Two goals immediately come to mind. Win a third national title, something no U.S. woman has done since Michelle Kwan (who won it nine times).
She must go through Gold, the only U.S. woman to score higher than Wagner in the fall Grand Prix season.
Gold thrust onto the scene at the 2013 U.S. Championships, jumping from ninth after the short program to finish second to Wagner — by a tiny 2.27 points — with the second-highest free skate at a Nationals under the new scoring system. Wagner, who fell twice in her free skate that day in Omaha, called Gold’s performance then “lights out.”
Gold, now 19, missed the prestigious Grand Prix Final in December due to a small stress fracture in her foot.
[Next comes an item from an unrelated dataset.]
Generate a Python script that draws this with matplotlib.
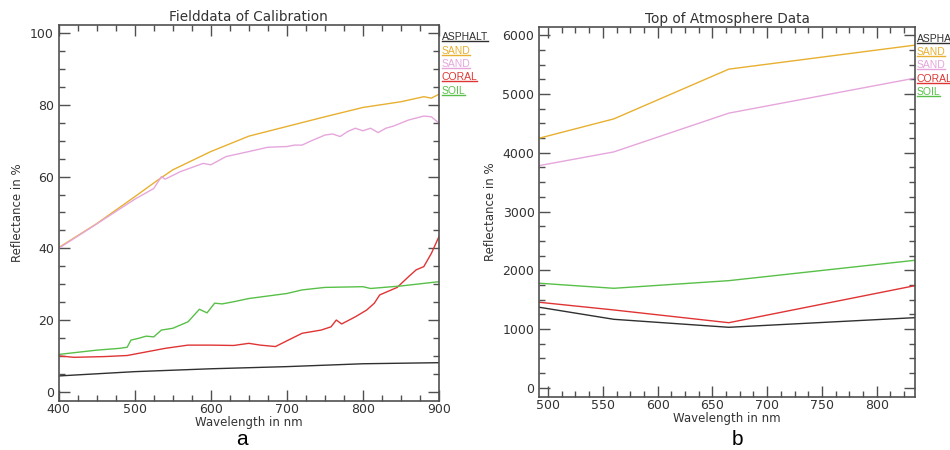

Wagner called Gold “a gift” on Monday.
“In skating, she makes me uncomfortable,” Wagner said, “because she’s always kind of breathing down my neck.”
Without Gold at the Grand Prix Final, Wagner won bronze, skating with nothing to lose in the free skate after placing sixth out of six skaters in the short program.
“I think that people take me a little bit more seriously now,” Wagner said. “They see that it is possible that I can go for the title, and I’m not just kind of along for the ride.”
Wagner’s next objective, should she make the three-woman team for the World Championships, is to stand on the podium at Worlds in Shanghai in March. She finished fourth at Worlds in 2012, fifth in 2013 and seventh in 2014.
Powerful Russia will send three women to Worlds, all likely at least five years younger than Wagner, who at 23 admits she is one of the older women in the sport.
She must outscore at least one of the Russians to win her first Worlds medal. No easy task, given four Russians topped Wagner in the Grand Prix Final short program.
“I don’t like to get beat,” Wagner said, “And I do not like to get beat by girls.”